Matti’s been having face-to-face sessions with our people, digging out peoples’ hopes and dreams. More of that to come. He’s also quite busy with project work and happy to see the office build up. He wants to thank Ilkka personally because our business looks so good. We join him in these thanks.

I’ve been doing IxD for two projects that go hand in hand, and also been learning Objective-C with Sauli. It’s good to keep learning new stuff, even if it seems overly complicated at first. Sauli’s also been doing quality assurance on older projects with Peetri and doing “stuff they do in real jobs” AKA building and carrying furniture.

Me and Sami should also sync our presentations for next week’s Information Design 2010 Seminar in Lahti.

OK, that’s long enough. EOF and cheers.

7 Comments

  1. seems you may have found the cure to “weekly meetings”.

    Any chance of a post where you give details of the internal system you use (what software, workflow, different habits used by people, etc)?

  2. Thanks for the question Mike.

    We are still developing our internal weeknote system. Once it’s all done and ironed, we will of course consider telling about it in public. I don’t know yet when this would actually happen though.

  3. and of course the weeknotes name comes from here: http://www.weeknotes.com/

    cid
  4. Good point cid, that is of course true.

    The origins were mentioned in our first weeknote, which is why it didn’t occur to me to relink to it. I should have done that though.

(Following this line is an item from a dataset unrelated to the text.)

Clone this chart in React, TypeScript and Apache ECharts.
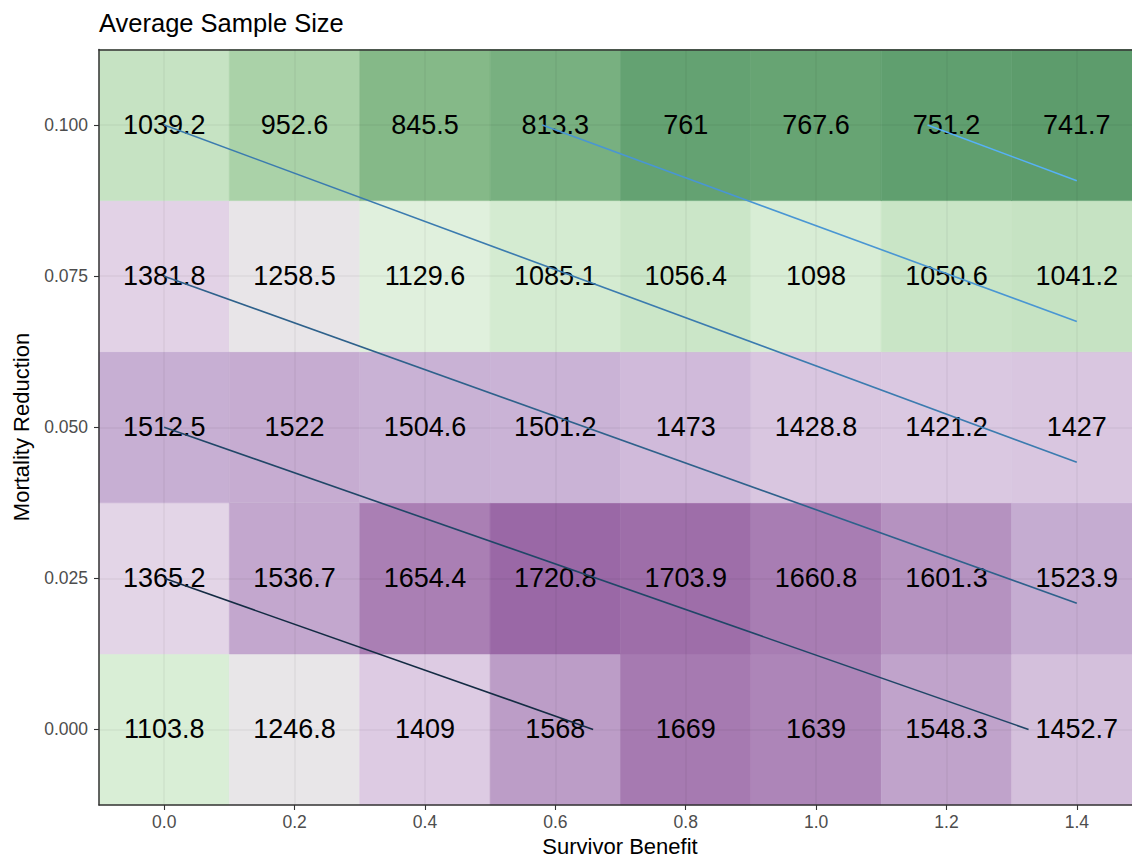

    See: http://blog.nordkapp.fi/2010/01/nordkapp-weeknotes-week-32010/

  5. To be precise, Bryan’s weeknotes was indeed the first collection of these notes. But as credited in the footer, the concept originates to Schulze & Webb, now BERG. I recall the first weeknotes I ever stumbled upon were theirs and Russel Davies’ ones.

    samin
  6. 26.04.2010 at 14:59
    Pingback: uberVU - social comments
  7. Thanks for breaking it down for us Teppo. Seems to be rather useful process. Will try to learn from it and hope it becomes a trend in Finland and beyond. More transparency is rarely a bad development. Good to see Nordkapp being on the bleeding edge with this, as with so many other things you guys do.